Visibles o disimuladas, reducidas o no, las emisiones venenosas forman una larga lista criminal. Por poner tan sólo tres ejemplos, los técnicos de Greenpeace han denunciado que proviene de los automóviles no menos de la mitad del total del monóxido de carbono, del óxido de nitrógeno y de los hidrocarburos que tan eficazmente están contribuyendo a la demolición del planeta y de la salud humana.
``La salud no es negociable. Basta de medias tintas'', declaró el responsable de transportes de Florencia, a principios de este año, mientras anunciaba que ésa será ``la primera ciudad europea libre de automóviles''. Pero en casi todo el resto del mundo se parte de la base de que es inevitable que el divino motor sea el eje de la vida humana, en la era urbana.
Copiamos lo peor
El ruido de los motores no deja oír las voces que denuncian el artificio de una civilización que te roba la libertad para después vendértela, y que te corta las piernas para obligarte a comprar automóviles y aparatos de gimnasia. Se impone en el mundo, como único modelo posible de vida, la pesadilla de ciudades donde los autos mandan, devoran las zonas verdes y se apoderan del espacio humano. Respiramos el poco aire que ellos nos dejan; y quien no muere atropellado, sufre gastritis por los embotellamientos.

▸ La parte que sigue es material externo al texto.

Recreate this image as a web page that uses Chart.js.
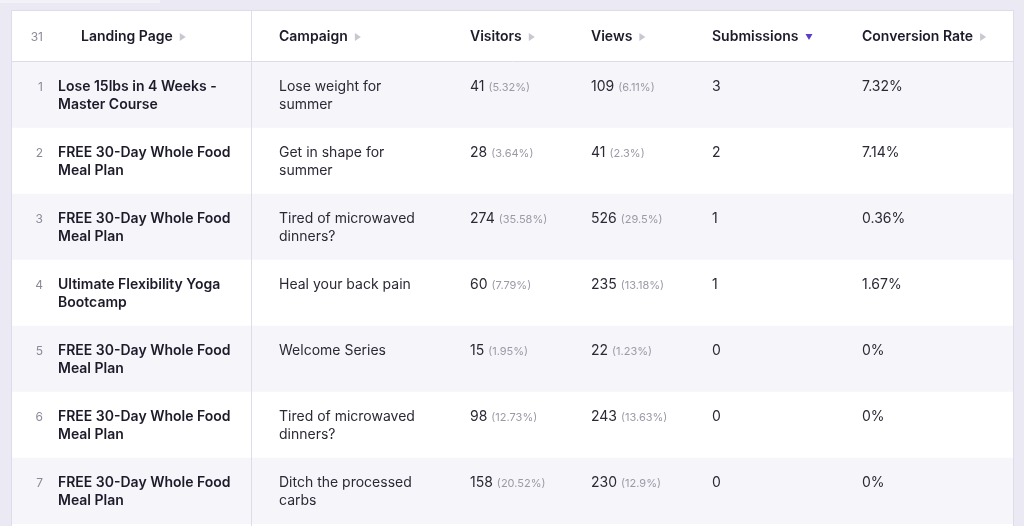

Las ciudades latinoamericanas no quieren parecerse a Amsterdam o a Florencia, sino a Los Angeles, y están consiguiendo convertirse en la horrorosa caricatura de aquel vértigo. Llevamos cinco siglos de entrenamiento para copiar en lugar de crear. Ya que estamos condenados a la copianditis, podríamos elegir nuestros modelos con un poco más de cuidado. Anestesiados como estamos por la televisión, la publicidad y la cultura de consumo, nos hemos creído el cuento de la llamada modernización, como si ese chiste de mal gusto y humor negro fuera el abracadabra de la felicidad.